> _Problem to solve_: Include the line containing "0.231, 0.168, 0.252, 0.208, 0.253, 0.436, 0.151, 0.164]" and all lines before it, repeated exactly from the listing below, without pictures.

> _Dataset content_:
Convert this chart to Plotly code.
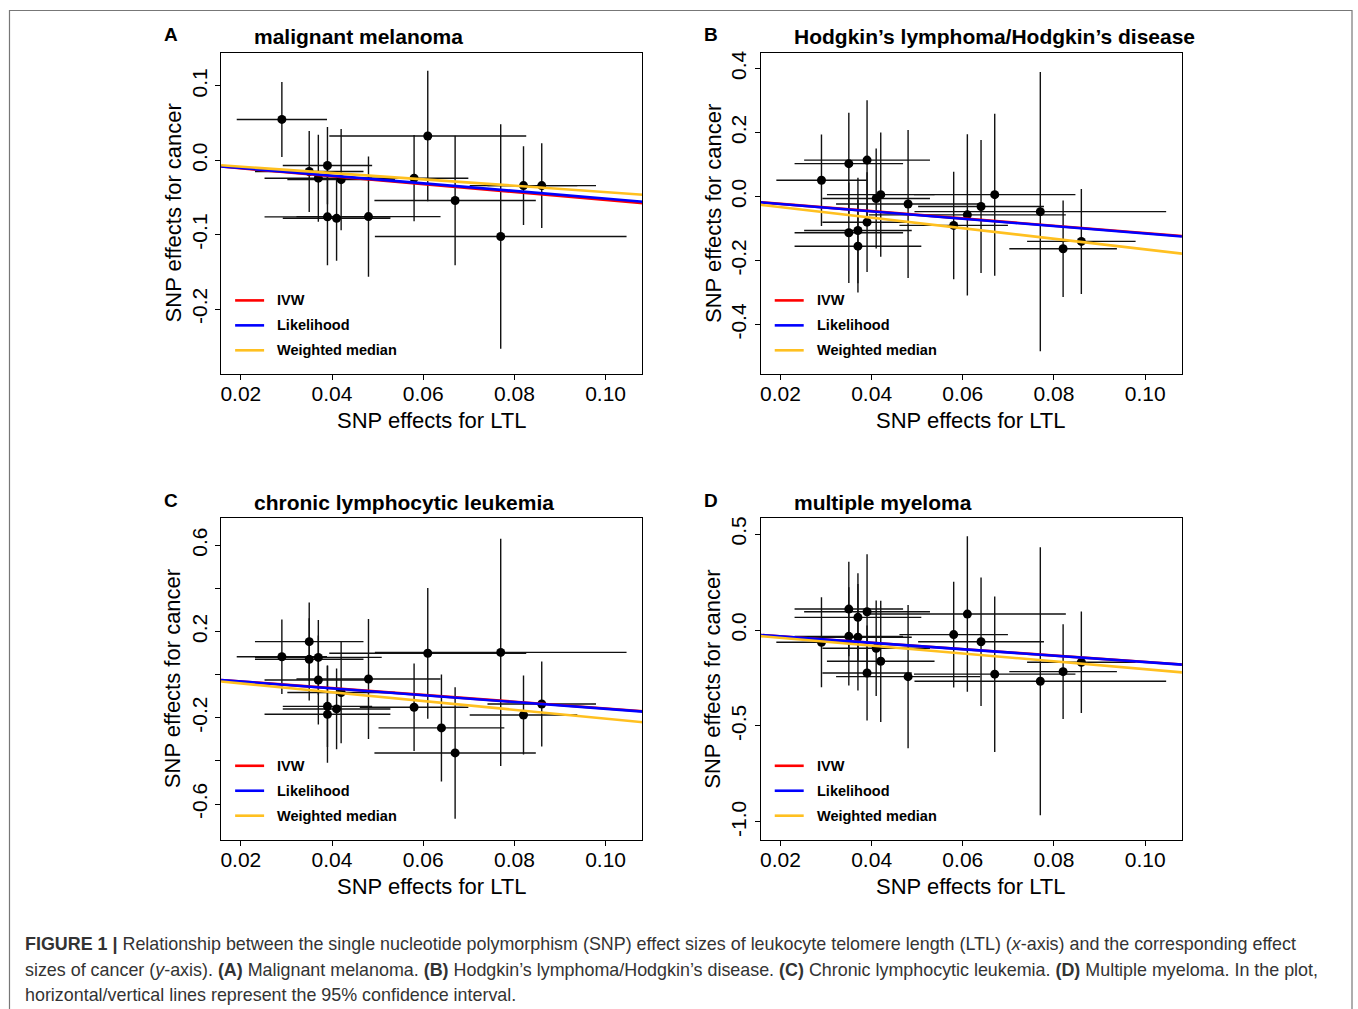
import plotly.graph_objects as go

# ---------------- data ----------------
# SNP effects for LTL (shared across outcomes) and 95% CI half-widths
ltl_beta = [0.029, 0.035, 0.035, 0.037, 0.037, 0.039, 0.039, 0.041, 0.042,
            0.048, 0.058, 0.061, 0.064, 0.067, 0.077, 0.082, 0.086]
ltl_ci = [0.0099, 0.0119, 0.0119, 0.0139, 0.0118, 0.0138, 0.0098, 0.0118, 0.0118,
          0.0158, 0.0119, 0.0216, 0.0138, 0.0177, 0.0276, 0.0118, 0.0119]

# Panel A: malignant melanoma (SNPs available)
mel_idx = [0, 1, 4, 5, 6, 7, 8, 9, 10, 11, 13, 14, 15, 16]
mel_beta = [0.055, -0.0150, -0.024, -0.076, -0.007, -0.078, -0.026, -0.0757,
            -0.024, 0.0327, -0.054, -0.1025, -0.034, -0.034]
mel_ci = [0.0505, 0.0545, 0.0585, 0.065, 0.052, 0.057, 0.068, 0.081,
          0.058, 0.0877, 0.087, 0.151, 0.053, 0.057]

# Panel B: Hodgkin's lymphoma
hl_beta = [0.051, 0.103, -0.113, -0.155, -0.106, 0.114, -0.080, -0.006, 0.006,
           -0.023, -0.090, -0.057, -0.031, 0.006, -0.047, -0.163, -0.140]
hl_ci = [0.143, 0.159, 0.157, 0.145, 0.165, 0.187, 0.156, 0.156, 0.194,
         0.231, 0.168, 0.252, 0.208, 0.253, 0.436, 0.151, 0.164]

# Panel C: chronic lymphocytic leukemia
cll_beta = [0.083, 0.153, 0.071, 0.080, -0.025, -0.184, -0.147, -0.159, -0.083,
            -0.020, -0.151, 0.099, -0.247, -0.363, 0.103, -0.187, -0.136]
cll_ci = [0.173, 0.182, 0.191, 0.173, 0.206, 0.225, 0.189, 0.187, 0.235,
          0.278, 0.203, 0.303, 0.248, 0.305, 0.527, 0.183, 0.197]

# Panel D: multiple myeloma
mm_beta = [-0.064, 0.109, -0.033, 0.066, -0.038, 0.095, -0.224, -0.095, -0.163,
           -0.243, -0.024, 0.083, -0.061, -0.230, -0.267, -0.217, -0.168]
mm_ci = [0.234, 0.246, 0.256, 0.229, 0.277, 0.300, 0.247, 0.249, 0.316,
         0.373, 0.275, 0.405, 0.335, 0.405, 0.698, 0.247, 0.264]

# Causal estimates (slopes): IVW, Likelihood, Weighted median
methods = ["IVW", "Likelihood", "Weighted median"]
method_colors = ["#FF0000", "#0000FF", "#FFC020"]
mel_slopes = [-0.534, -0.515, -0.427]
hl_slopes = [-1.14, -1.154, -1.65]
cll_slopes = [-1.57, -1.586, -2.04]
mm_slopes = [-1.66, -1.67, -2.04]

panel_titles = ["malignant melanoma", "Hodgkin\u2019s lymphoma/Hodgkin\u2019s disease",
                "chronic lymphocytic leukemia", "multiple myeloma"]
panel_letters = ["A", "B", "C", "D"]

x_ticks = [0.02, 0.04, 0.06, 0.08, 0.10]
x_ticktext = ["0.02", "0.04", "0.06", "0.08", "0.10"]
y_ticks = [[-0.2, -0.1, 0.0, 0.1],
           [-0.4, -0.2, 0.0, 0.2, 0.4],
           [-0.6, -0.4, -0.2, 0.0, 0.2, 0.4, 0.6],
           [-1.0, -0.5, 0.0, 0.5]]
y_ticktext = [["-0.2", "-0.1", "0.0", "0.1"],
              ["-0.4", "-0.2", "0.0", "0.2", "0.4"],
              ["-0.6", "", "-0.2", "", "0.2", "", "0.6"],
              ["-1.0", "-0.5", "0.0", "0.5"]]
x_range = [0.01568, 0.10804]
y_ranges = [[-0.2868, 0.1445], [-0.553, 0.449], [-0.765, 0.725], [-1.092, 0.582]]

caption_lines = [
    "<b>FIGURE 1 |</b> Relationship between the single nucleotide polymorphism (SNP) effect sizes of leukocyte telomere length (LTL) (<i>x</i>-axis) and the corresponding effect",
    "sizes of cancer (<i>y</i>-axis). <b>(A)</b> Malignant melanoma. <b>(B)</b> Hodgkin\u2019s lymphoma/Hodgkin\u2019s disease. <b>(C)</b> Chronic lymphocytic leukemia. <b>(D)</b> Multiple myeloma. In the plot,",
    "horizontal/vertical lines represent the 95% confidence interval.",
]

# ---------------- layout helpers ----------------
W, H = 1358, 1009
FONT = "Liberation Sans, Arial, sans-serif"


def px(x):
    return x / W


def py(y):
    return 1 - y / H


# plot-area boxes in page pixels: (left, top, right, bottom)
boxes = [(220.3, 51.0, 641.7, 372.3), (760.3, 51.0, 1181.7, 372.3),
         (220.3, 517.3, 641.7, 839.3), (760.3, 517.3, 1181.7, 839.3)]

panels = [
    ([ltl_beta[i] for i in mel_idx], [ltl_ci[i] for i in mel_idx], mel_beta, mel_ci, mel_slopes),
    (ltl_beta, ltl_ci, hl_beta, hl_ci, hl_slopes),
    (ltl_beta, ltl_ci, cll_beta, cll_ci, cll_slopes),
    (ltl_beta, ltl_ci, mm_beta, mm_ci, mm_slopes),
]

fig = go.Figure()
shapes = []
annotations = []
layout_axes = {}

for k, (xs, xe, ys, ye, slopes) in enumerate(panels):
    n = k + 1
    xa = "x" if n == 1 else f"x{n}"
    ya = "y" if n == 1 else f"y{n}"
    fig.add_trace(go.Scatter(
        x=xs, y=ys, mode="markers", xaxis=xa, yaxis=ya, showlegend=False,
        marker=dict(color="black", size=9),
        error_x=dict(type="data", array=xe, symmetric=True, color="#111111", thickness=1.4, width=0),
        error_y=dict(type="data", array=ye, symmetric=True, color="#111111", thickness=1.4, width=0),
    ))
    for m, s in enumerate(slopes):
        lx = [0.0, 0.12]
        fig.add_trace(go.Scatter(
            x=lx, y=[s * v for v in lx], mode="lines", xaxis=xa, yaxis=ya, showlegend=False,
            line=dict(color=method_colors[m], width=2.6), hoverinfo="skip",
        ))

    L, T, R, B = boxes[k]
    xkey = "xaxis" if n == 1 else f"xaxis{n}"
    ykey = "yaxis" if n == 1 else f"yaxis{n}"
    common = dict(showgrid=False, zeroline=False, showline=True, mirror=True,
                  linecolor="black", linewidth=1, ticks="outside", ticklen=5,
                  tickcolor="black", tickwidth=1,
                  tickfont=dict(family=FONT, size=21, color="black"))
    layout_axes[xkey] = dict(domain=[px(L), px(R)], range=x_range, anchor=ya,
                             tickvals=x_ticks, ticktext=x_ticktext,
                             ticklabelstandoff=-4, **common)
    layout_axes[ykey] = dict(domain=[py(B), py(T)], range=y_ranges[k], anchor=xa,
                             tickvals=y_ticks[k], ticktext=y_ticktext[k], tickangle=-90,
                             **common)

    # panel letter and title
    annotations.append(dict(text=f"<b>{panel_letters[k]}</b>", x=px(L - 50), y=py(T - 18),
                            xref="paper", yref="paper", showarrow=False,
                            xanchor="center", yanchor="middle",
                            font=dict(family=FONT, size=19, color="black")))
    annotations.append(dict(text=f"<b>{panel_titles[k]}</b>", x=px(L + 31), y=py(T - 16),
                            xref="paper", yref="paper", showarrow=False,
                            xanchor="left", yanchor="middle",
                            font=dict(family=FONT, size=21, color="black")))
    # axis titles
    annotations.append(dict(text="SNP effects for LTL", x=px((L + R) / 2), y=py(B + 47),
                            xref="paper", yref="paper", showarrow=False,
                            xanchor="center", yanchor="middle",
                            font=dict(family=FONT, size=22, color="black")))
    annotations.append(dict(text="SNP effects for cancer", x=px(L - 48), y=py((T + B) / 2),
                            xref="paper", yref="paper", showarrow=False, textangle=-90,
                            xanchor="center", yanchor="middle",
                            font=dict(family=FONT, size=22, color="black")))
    # legend
    for m, name in enumerate(methods):
        yy = T + 248 + m * 25
        shapes.append(dict(type="line", xref="paper", yref="paper",
                           x0=px(L + 14), x1=px(L + 43), y0=py(yy), y1=py(yy),
                           line=dict(color=method_colors[m], width=2.6)))
        annotations.append(dict(text=f"<b>{name}</b>", x=px(L + 54), y=py(yy),
                                xref="paper", yref="paper", showarrow=False,
                                xanchor="left", yanchor="middle",
                                font=dict(family=FONT, size=14.5, color="black")))

# caption
for i, line in enumerate(caption_lines):
    annotations.append(dict(text=line, x=px(22), y=py(944 + 25.5 * i),
                            xref="paper", yref="paper", showarrow=False,
                            xanchor="left", yanchor="middle", align="left",
                            font=dict(family=FONT, size=17.9, color="#333333")))

# outer frame (left, top, right)
frame = dict(color="#777777", width=1.2)
shapes.append(dict(type="line", xref="paper", yref="paper", x0=px(8.5), x1=px(8.5), y0=py(8), y1=py(1012), line=frame))
shapes.append(dict(type="line", xref="paper", yref="paper", x0=px(8.5), x1=px(1352), y0=py(8.5), y1=py(8.5), line=frame))
shapes.append(dict(type="line", xref="paper", yref="paper", x0=px(1352), x1=px(1352), y0=py(8), y1=py(1012), line=frame))

fig.update_layout(
    width=W, height=H, autosize=False,
    margin=dict(l=0, r=0, t=0, b=0),
    paper_bgcolor="white", plot_bgcolor="white",
    font=dict(family=FONT, color="black"),
    shapes=shapes, annotations=annotations,
    **layout_axes,
)

fig.write_html("out.html", config={"displayModeBar": False},
               post_script="document.body.style.margin='0px';document.body.style.overflow='hidden';")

> _Exercise result_:
Convert this chart to Plotly code.
import plotly.graph_objects as go

# ---------------- data ----------------
# SNP effects for LTL (shared across outcomes) and 95% CI half-widths
ltl_beta = [0.029, 0.035, 0.035, 0.037, 0.037, 0.039, 0.039, 0.041, 0.042,
            0.048, 0.058, 0.061, 0.064, 0.067, 0.077, 0.082, 0.086]
ltl_ci = [0.0099, 0.0119, 0.0119, 0.0139, 0.0118, 0.0138, 0.0098, 0.0118, 0.0118,
          0.0158, 0.0119, 0.0216, 0.0138, 0.0177, 0.0276, 0.0118, 0.0119]

# Panel A: malignant melanoma (SNPs available)
mel_idx = [0, 1, 4, 5, 6, 7, 8, 9, 10, 11, 13, 14, 15, 16]
mel_beta = [0.055, -0.0150, -0.024, -0.076, -0.007, -0.078, -0.026, -0.0757,
            -0.024, 0.0327, -0.054, -0.1025, -0.034, -0.034]
mel_ci = [0.0505, 0.0545, 0.0585, 0.065, 0.052, 0.057, 0.068, 0.081,
          0.058, 0.0877, 0.087, 0.151, 0.053, 0.057]

# Panel B: Hodgkin's lymphoma
hl_beta = [0.051, 0.103, -0.113, -0.155, -0.106, 0.114, -0.080, -0.006, 0.006,
           -0.023, -0.090, -0.057, -0.031, 0.006, -0.047, -0.163, -0.140]
hl_ci = [0.143, 0.159, 0.157, 0.145, 0.165, 0.187, 0.156, 0.156, 0.194,
         0.231, 0.168, 0.252, 0.208, 0.253, 0.436, 0.151, 0.164]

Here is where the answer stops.